▶ **Data extract**

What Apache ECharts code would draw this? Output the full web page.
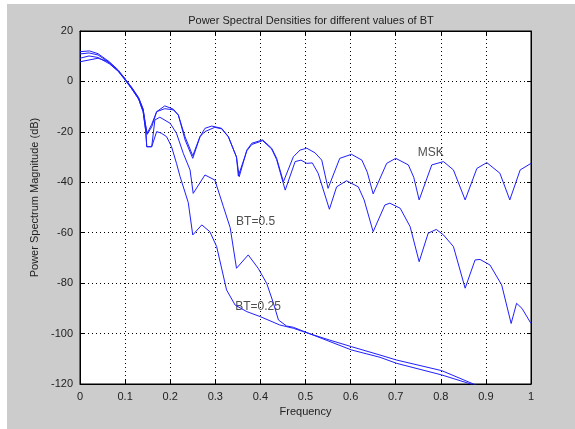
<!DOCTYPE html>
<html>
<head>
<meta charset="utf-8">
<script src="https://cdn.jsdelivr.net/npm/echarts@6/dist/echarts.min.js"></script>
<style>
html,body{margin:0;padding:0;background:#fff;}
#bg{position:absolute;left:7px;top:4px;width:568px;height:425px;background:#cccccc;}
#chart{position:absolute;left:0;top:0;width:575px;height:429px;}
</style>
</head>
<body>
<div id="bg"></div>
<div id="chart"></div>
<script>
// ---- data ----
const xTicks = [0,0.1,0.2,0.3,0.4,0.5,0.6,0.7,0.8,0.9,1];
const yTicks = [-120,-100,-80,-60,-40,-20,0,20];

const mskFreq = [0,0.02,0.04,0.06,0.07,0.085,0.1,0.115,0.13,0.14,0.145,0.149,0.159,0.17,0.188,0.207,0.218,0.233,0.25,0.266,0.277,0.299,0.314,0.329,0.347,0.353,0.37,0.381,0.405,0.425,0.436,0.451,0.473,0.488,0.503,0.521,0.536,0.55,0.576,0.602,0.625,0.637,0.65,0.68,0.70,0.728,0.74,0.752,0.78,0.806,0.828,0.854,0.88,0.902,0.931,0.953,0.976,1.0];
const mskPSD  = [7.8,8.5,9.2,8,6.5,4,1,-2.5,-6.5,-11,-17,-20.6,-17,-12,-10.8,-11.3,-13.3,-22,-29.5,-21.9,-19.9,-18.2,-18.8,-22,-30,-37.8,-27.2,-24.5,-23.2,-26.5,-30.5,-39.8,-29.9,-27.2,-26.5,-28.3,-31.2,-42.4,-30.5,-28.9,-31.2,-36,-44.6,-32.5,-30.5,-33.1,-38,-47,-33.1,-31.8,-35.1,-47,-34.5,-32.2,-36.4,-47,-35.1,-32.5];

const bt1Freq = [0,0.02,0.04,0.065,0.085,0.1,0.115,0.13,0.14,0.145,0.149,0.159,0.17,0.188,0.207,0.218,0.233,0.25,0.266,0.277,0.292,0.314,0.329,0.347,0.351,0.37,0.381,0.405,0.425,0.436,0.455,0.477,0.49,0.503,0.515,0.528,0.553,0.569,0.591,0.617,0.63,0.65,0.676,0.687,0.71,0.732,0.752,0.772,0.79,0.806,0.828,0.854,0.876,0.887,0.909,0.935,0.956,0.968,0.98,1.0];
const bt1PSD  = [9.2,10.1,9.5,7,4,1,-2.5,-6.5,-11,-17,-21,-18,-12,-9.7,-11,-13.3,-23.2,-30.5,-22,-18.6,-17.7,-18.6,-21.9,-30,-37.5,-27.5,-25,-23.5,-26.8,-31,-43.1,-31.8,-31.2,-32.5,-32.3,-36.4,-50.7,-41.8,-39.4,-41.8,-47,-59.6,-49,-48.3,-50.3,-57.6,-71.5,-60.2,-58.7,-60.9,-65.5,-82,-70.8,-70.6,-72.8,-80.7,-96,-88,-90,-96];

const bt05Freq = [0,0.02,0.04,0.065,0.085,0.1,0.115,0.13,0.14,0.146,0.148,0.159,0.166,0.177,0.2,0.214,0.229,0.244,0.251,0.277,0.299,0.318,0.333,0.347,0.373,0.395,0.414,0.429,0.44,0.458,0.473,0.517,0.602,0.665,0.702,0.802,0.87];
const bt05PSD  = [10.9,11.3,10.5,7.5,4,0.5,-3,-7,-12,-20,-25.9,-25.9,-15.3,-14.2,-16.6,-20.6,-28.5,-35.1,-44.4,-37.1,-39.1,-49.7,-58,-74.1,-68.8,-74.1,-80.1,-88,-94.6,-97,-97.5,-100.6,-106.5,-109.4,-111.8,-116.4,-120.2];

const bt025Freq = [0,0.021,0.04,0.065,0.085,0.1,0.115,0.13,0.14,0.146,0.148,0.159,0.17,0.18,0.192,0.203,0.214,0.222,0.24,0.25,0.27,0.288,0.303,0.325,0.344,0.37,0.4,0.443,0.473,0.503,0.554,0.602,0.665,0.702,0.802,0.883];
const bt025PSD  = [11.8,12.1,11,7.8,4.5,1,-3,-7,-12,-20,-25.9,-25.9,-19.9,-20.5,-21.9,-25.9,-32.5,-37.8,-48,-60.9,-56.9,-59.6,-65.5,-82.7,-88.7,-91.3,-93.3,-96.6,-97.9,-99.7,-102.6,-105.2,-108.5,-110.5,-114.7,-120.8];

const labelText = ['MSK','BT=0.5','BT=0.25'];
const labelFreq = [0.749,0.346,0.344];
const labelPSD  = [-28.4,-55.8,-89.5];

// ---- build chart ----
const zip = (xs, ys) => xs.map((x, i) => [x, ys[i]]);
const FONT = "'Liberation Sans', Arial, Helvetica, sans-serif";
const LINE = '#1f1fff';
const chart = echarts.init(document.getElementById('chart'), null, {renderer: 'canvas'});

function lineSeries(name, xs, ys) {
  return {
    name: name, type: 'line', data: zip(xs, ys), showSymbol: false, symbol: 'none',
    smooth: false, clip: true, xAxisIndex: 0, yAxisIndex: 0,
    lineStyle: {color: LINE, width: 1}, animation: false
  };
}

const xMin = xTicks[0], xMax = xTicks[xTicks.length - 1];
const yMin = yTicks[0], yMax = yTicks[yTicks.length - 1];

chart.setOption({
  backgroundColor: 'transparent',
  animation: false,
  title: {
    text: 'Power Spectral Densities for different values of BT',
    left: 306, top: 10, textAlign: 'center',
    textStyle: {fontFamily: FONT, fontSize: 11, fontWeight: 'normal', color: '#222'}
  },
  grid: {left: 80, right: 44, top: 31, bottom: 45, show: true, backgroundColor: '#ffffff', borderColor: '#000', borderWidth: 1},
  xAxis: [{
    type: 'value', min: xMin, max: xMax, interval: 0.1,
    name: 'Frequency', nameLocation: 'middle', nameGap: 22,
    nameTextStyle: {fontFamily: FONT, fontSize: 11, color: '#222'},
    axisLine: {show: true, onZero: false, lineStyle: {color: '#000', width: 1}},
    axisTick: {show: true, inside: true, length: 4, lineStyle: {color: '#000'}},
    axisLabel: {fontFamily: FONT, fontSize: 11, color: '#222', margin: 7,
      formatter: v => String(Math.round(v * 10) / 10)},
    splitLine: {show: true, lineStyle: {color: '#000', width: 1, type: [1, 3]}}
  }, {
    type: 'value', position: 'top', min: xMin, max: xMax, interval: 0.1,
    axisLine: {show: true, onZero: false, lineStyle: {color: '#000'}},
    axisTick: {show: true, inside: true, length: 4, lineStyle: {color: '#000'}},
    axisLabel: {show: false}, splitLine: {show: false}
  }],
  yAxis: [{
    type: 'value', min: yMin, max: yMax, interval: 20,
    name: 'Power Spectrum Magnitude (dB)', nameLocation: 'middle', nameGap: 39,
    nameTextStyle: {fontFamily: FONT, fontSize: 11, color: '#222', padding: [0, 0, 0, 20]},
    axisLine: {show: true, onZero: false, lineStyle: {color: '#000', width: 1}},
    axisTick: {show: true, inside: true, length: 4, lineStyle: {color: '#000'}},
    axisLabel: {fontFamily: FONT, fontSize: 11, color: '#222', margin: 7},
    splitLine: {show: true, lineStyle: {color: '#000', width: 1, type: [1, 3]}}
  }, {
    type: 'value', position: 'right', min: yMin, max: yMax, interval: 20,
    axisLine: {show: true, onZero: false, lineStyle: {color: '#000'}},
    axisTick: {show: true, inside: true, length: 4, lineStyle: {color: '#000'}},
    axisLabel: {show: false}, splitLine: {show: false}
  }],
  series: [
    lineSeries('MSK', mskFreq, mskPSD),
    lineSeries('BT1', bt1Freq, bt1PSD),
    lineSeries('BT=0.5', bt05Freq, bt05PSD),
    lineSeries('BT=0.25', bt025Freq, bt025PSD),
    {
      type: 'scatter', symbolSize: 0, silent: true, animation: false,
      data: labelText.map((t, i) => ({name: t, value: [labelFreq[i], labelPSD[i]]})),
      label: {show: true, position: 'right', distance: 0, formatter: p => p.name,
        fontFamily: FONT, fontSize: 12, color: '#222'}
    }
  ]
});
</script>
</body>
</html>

▶ **Work to do**
Only the lines from the start of the material through the line containing "const yTicks = [-120,-100,-80,-60,-40,-20,0,20];" should be transcribed. Pictures stay out.

▶ **Reply to the exercise**
What Apache ECharts code would draw this? Output the full web page.
<!DOCTYPE html>
<html>
<head>
<meta charset="utf-8">
<script src="https://cdn.jsdelivr.net/npm/echarts@6/dist/echarts.min.js"></script>
<style>
html,body{margin:0;padding:0;background:#fff;}
#bg{position:absolute;left:7px;top:4px;width:568px;height:425px;background:#cccccc;}
#chart{position:absolute;left:0;top:0;width:575px;height:429px;}
</style>
</head>
<body>
<div id="bg"></div>
<div id="chart"></div>
<script>
// ---- data ----
const xTicks = [0,0.1,0.2,0.3,0.4,0.5,0.6,0.7,0.8,0.9,1];
const yTicks = [-120,-100,-80,-60,-40,-20,0,20];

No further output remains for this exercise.